Fredrik Lundh Fredrik Lundh" <effbot@telia.com
Thu, 27 Jul 2000 17:35:27 +0200


bill wrote:
> So use UCS-4 internal storage now. UTF-16 just seems like a handy =
internal
> storage mechanism to pick since Win32 and Java use it for their native
> string processing.

umm.  the Java docs I have access to doesn't mention surrogates
at all (they do point out that a character is 16-bit, and they don't
provide an \U escape).  on the other hand, MSDN says:

    Windows 2000 provides support for basic input, output, and
    simple sorting of surrogates. However, not all Windows 2000
    system components are surrogate compatible. Also, surrogates
    are not supported in Windows 95/98 or in Windows NT 4.0.

and then mentions all the usual problems with variable-width
encodings...

> > after all, if variable-width internal storage had been easy to deal
> > with, we could have used UTF-8 from the start...  (and just like
> > the Tcl folks, we would have ended up rewriting the whole thing
> > in the next release ;-)
>=20
> Oh please, UTF-16 is substantially simpler to deal with than UTF-8.

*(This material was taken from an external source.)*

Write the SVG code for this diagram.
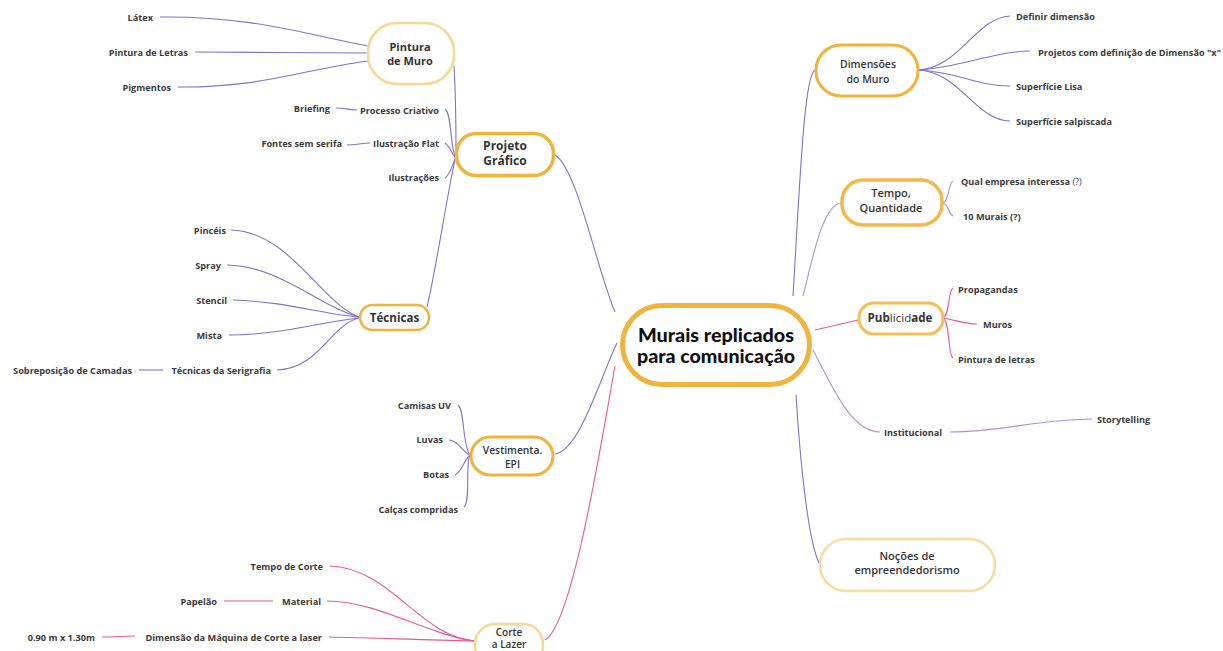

in what way?  as in "one or two words" is simpler than "one, two,
three, four, five, or six bytes"?

or as in "nobody will notice anyway..." ;-)

:::

if UCS-2/BMP was good enough for NT 4.0, Unicode 1.1, and Java 1.0,
it's surely good enough for Python 2.0 ;-)

(and if I understand things correctly, 2.1 isn't that far away...)

</F>